Q. I am going to be teaching your novel to my 10th-grade students. I have two questions. Is this based on a true story? What message would you like sent out to kids who read this book? I truly enjoyed it. — Janine
A. Dear Janine, Good art is always true. There are truths that go beyond factual truth, that build upon it. Religion does that, as does art. They don't contradict facts; they simply go beyond them, further than them. I hope kids enjoy my book and learn from it. I hope they close the book and know a little more about animals, about zoos, about the religions of the world, about the importance of knowledge, hard work and faith.
Q. How much of the experiences in Life of Pi, besides the various religious and philosophical musings, which I am assuming derive from your education, are based on reality and research? — Wilson
A. Dear Wilson, Much research, much reality. I started this novel in 1997 in India while on a six-month trip. I did practical reasearch there, visiting zoos, going to churches, temples and mosques, spending time in Pondicherry and Munnar, absorbing Indianness through every pore. I spent another two years or so doing more bookish research in Montreal. Then I wrote the book, which took me another two years or so. Part research, part reality, part influence, part inspiration, much hard work — the usual ingredients for a novel, I think.
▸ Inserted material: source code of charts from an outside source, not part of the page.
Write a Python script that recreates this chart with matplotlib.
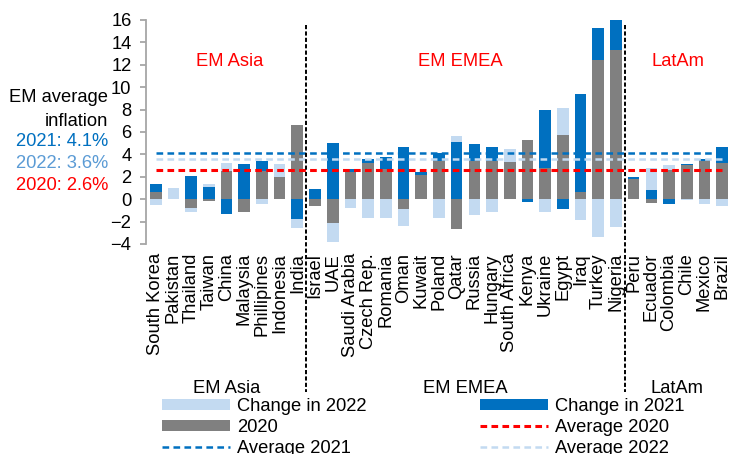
import numpy as np
import matplotlib
matplotlib.use("Agg")
import matplotlib.pyplot as plt
from matplotlib.patches import Patch
from matplotlib.lines import Line2D

plt.rcParams["font.family"] = ["Liberation Sans", "DejaVu Sans"]
plt.rcParams["lines.scale_dashes"] = False

countries = ["South Korea", "Pakistan", "Thailand", "Taiwan", "China", "Malaysia",
             "Phillipines", "Indonesia", "India",
             "Israel", "UAE", "Saudi Arabia", "Czech Rep.", "Romania", "Oman",
             "Kuwait", "Poland", "Qatar", "Russia", "Hungary", "South Africa",
             "Kenya", "Ukraine", "Egypt", "Iraq", "Turkey", "Nigeria",
             "Peru", "Ecuador", "Colombia", "Chile", "Mexico", "Brazil"]

infl_2020 = [0.6, 0.0, -0.8, -0.2, 2.5, -1.15, 2.55, 2.0, 6.65,
             -0.6, -2.1, 2.45, 3.2, 2.7, -0.9, 2.15, 3.4, -2.7, 3.4, 3.4, 3.35,
             5.3, 2.8, 5.7, 0.6, 12.4, 13.35,
             1.8, -0.3, 2.6, 3.05, 3.4, 3.2]

change_2021 = [0.8, 0.0, 2.1, 1.1, -1.3, 3.15, 0.9, 0.0, -1.75,
               0.95, 5.0, 0.25, 0.4, 1.1, 4.7, 0.25, 0.75, 5.1, 1.5, 1.3, 0.0,
               -0.25, 5.2, -0.9, 8.8, 2.9, 2.9,
               0.2, 0.85, -0.4, 0.1, 0.15, 1.5]

change_2022 = [-0.5, 1.0, -0.3, 0.3, 0.7, 0.0, -0.45, 1.1, -0.8,
               0.0, -1.7, -0.75, -1.65, -1.65, -1.45, 0.0, -1.7, 0.55, -1.45, -1.1, 1.15,
               0.0, -1.1, 2.45, -1.85, -3.4, -2.5,
               0.0, 1.95, 0.45, -0.1, -0.4, -0.6]

avg_2020, avg_2021, avg_2022 = 2.6, 4.1, 3.6

GREY = "#808080"
BLUE = "#0070C0"
LIGHT = "#C3DAF1"
RED = "#FF0000"
FS = 13.2

fig = plt.figure(figsize=(7.31, 4.54), dpi=100)
ax = fig.add_axes([146 / 731, 210 / 454, 585 / 731, 224 / 454])

x = np.arange(len(countries))
pos_base = np.zeros(len(countries))
neg_base = np.zeros(len(countries))
handles = {}
for vals, color, label in [(infl_2020, GREY, "2020"),
                           (change_2021, BLUE, "Change in 2021"),
                           (change_2022, LIGHT, "Change in 2022")]:
    v = np.asarray(vals, dtype=float)
    bottom = np.where(v >= 0, pos_base, neg_base)
    ax.bar(x, v, bottom=bottom, width=0.66, color=color, linewidth=0, zorder=2)
    pos_base = pos_base + np.where(v > 0, v, 0)
    neg_base = neg_base + np.where(v < 0, v, 0)
    handles[label] = Patch(facecolor=color, edgecolor="none")

# EM averages
dash = (4.8, 3.1)
ax.plot([x[0], x[-1]], [avg_2021, avg_2021], color=BLUE, lw=1.8, dashes=dash, zorder=3)
ax.plot([x[0], x[-1]], [avg_2022, avg_2022], color=LIGHT, lw=1.8, dashes=dash, zorder=3)
ax.plot([x[0], x[-1]], [avg_2020, avg_2020], color=RED, lw=2.2, dashes=dash, zorder=3)

# region separators
for xs in (8.5, 26.5):
    ax.plot([xs, xs], [15.55, -17.2], color="black", lw=1.4, dashes=(3, 1.6),
            clip_on=False, zorder=4)

for xt, name in [(4.2, "EM Asia"), (17.2, "EM EMEA"), (29.5, "LatAm")]:
    ax.text(xt, 12.3, name, color=RED, fontsize=FS, ha="center", va="center")
for xt, name in [(4.0, "EM Asia"), (17.5, "EM EMEA"), (29.45, "LatAm")]:
    ax.text(xt, -16.9, name, color="black", fontsize=FS, ha="center", va="center",
            clip_on=False)

ax.set_xlim(-0.55, 32.5)
ax.set_ylim(-4, 16)
ax.set_yticks(np.arange(-4, 17, 2))
ax.set_xticks(x)
ax.set_xticklabels(countries, rotation=90, fontsize=FS)
ax.tick_params(axis="x", length=0, pad=6.5)
ax.tick_params(axis="y", direction="out", length=4.5, width=1.3, color="#A6A6A6",
               labelsize=FS, pad=6)
for s in ("top", "right", "bottom"):
    ax.spines[s].set_visible(False)
ax.spines["left"].set_color("#A6A6A6")
ax.spines["left"].set_linewidth(1.3)

# side annotation
fig.text(108 / 731, 1 - 98 / 454, "EM average", fontsize=FS, ha="right", va="center")
fig.text(108 / 731, 1 - 121 / 454, "inflation", fontsize=FS, ha="right", va="center")
fig.text(108 / 731, 1 - 142 / 454, f"2021: {avg_2021}%", color=BLUE, fontsize=FS,
         ha="right", va="center")
fig.text(108 / 731, 1 - 164 / 454, f"2022: {avg_2022}%", color="#5B9BD5", fontsize=FS,
         ha="right", va="center")
fig.text(108 / 731, 1 - 185 / 454, f"2020: {avg_2020}%", color=RED, fontsize=FS,
         ha="right", va="center")

legend_items = [
    (handles["Change in 2022"], "Change in 2022"),
    (handles["2020"], "2020"),
    (Line2D([], [], color=BLUE, lw=1.8, dashes=dash), "Average 2021"),
    (handles["Change in 2021"], "Change in 2021"),
    (Line2D([], [], color=RED, lw=2.2, dashes=dash), "Average 2020"),
    (Line2D([], [], color=LIGHT, lw=1.8, dashes=dash), "Average 2022"),
]
fig.legend([h for h, _ in legend_items], [l for _, l in legend_items],
           ncol=2, loc="upper left", bbox_to_anchor=(162 / 731, 1 - 398 / 454),
           frameon=False, fontsize=FS, handlelength=3.7, handleheight=0.55,
           handletextpad=0.38, columnspacing=6.2, labelspacing=0.22,
           borderpad=0, borderaxespad=0)

fig.savefig("out.png", dpi=100)
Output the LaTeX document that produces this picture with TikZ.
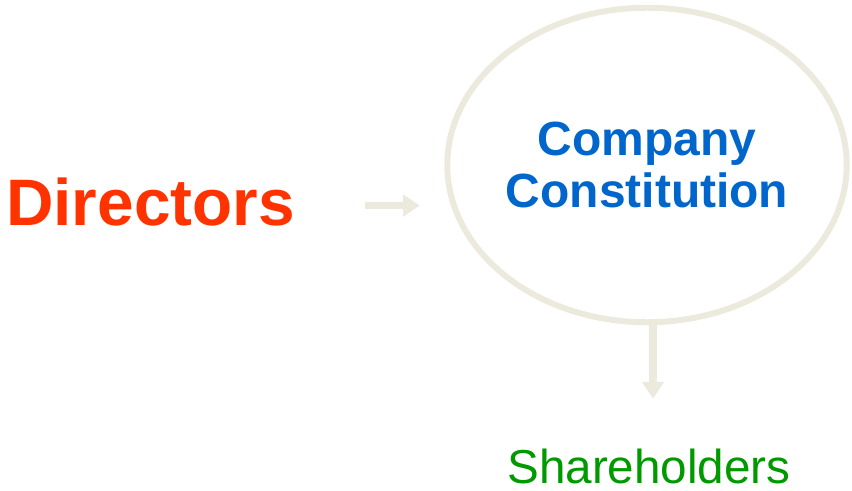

Q. I am curious to know your inspiration for the use of Pi seeking spiritual guidance from various religions. Is this something you are struggling with as well? — Michele
A. Dear Michele, I would guess that every book is to some extent the intellectual autobiography of its author. Pi is interested in religions: so am I. Pi is open to all faiths: so am I. Pi is comfortable in different Godhouses: so am I. There is a sociocultural component to religions. Just as there are different ways of feeding the body, there are different ways of feeding the soul. Each religion is one group of people's attempt to understand ultimate reality. I think in each one there is a portion of truth and a portion of error. So I see in all great religions the same frame of being, only seen from a different perspective.